The business world has been buzzing about the rising "global middle class" for at least a decade. A 2008 Goldman Sachs GS -1.47% report defined this group as those with incomes between $6,000 and $30,000 a year and predicted that it would grow by some two billion people by 2030.
A 2012 report by the European Union Institute for Security Studies, using a broader definition of middle class, predicted that the number of people in that category would grow from 1.8 billion in 2009 to 3.2 billion in 2020 and 4.9 billion in 2030 (out of a projected global population of 8.3 billion). The bulk of this growth will occur in Asia, particularly China and India. But every region of the world will participate in the trend, including Africa, which the African Development Bank estimates already has a middle class of more than 300 million people.
Over the past decade, Turkey and Brazil have been widely celebrated as star economic performers—emerging markets with increasing influence on the international stage. Yet, over the past three months, both countries have been paralyzed by massive demonstrations expressing deep discontent with their governments' performance.

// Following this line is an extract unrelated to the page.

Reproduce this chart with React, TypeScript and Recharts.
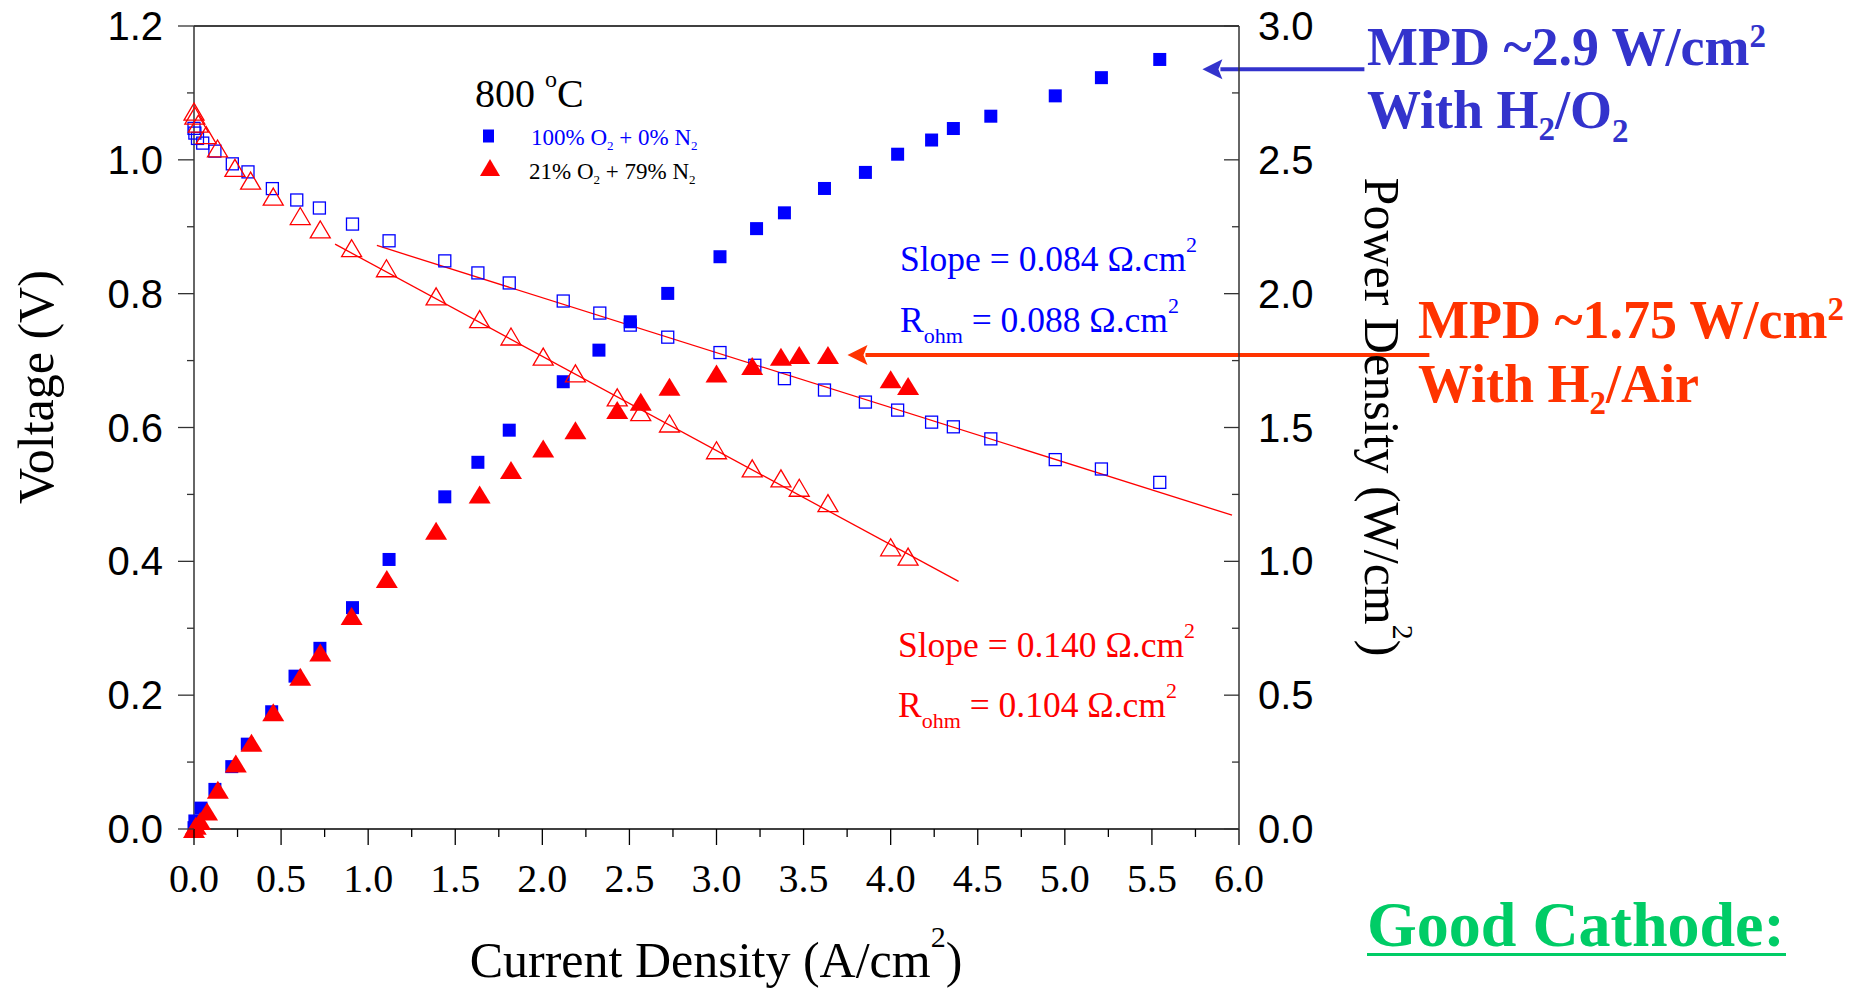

What is going on here, and will more countries experience similar upheavals?
In Turkey and Brazil, as in Tunisia and Egypt before them, political protest has been led not by the poor but by young people with higher-than-average levels of education and income. They are technology-savvy and use social media like Facebook FB +0.89% and Twitter to broadcast information and organize demonstrations. Even when they live in countries that hold regular democratic elections, they feel alienated from the ruling political elite.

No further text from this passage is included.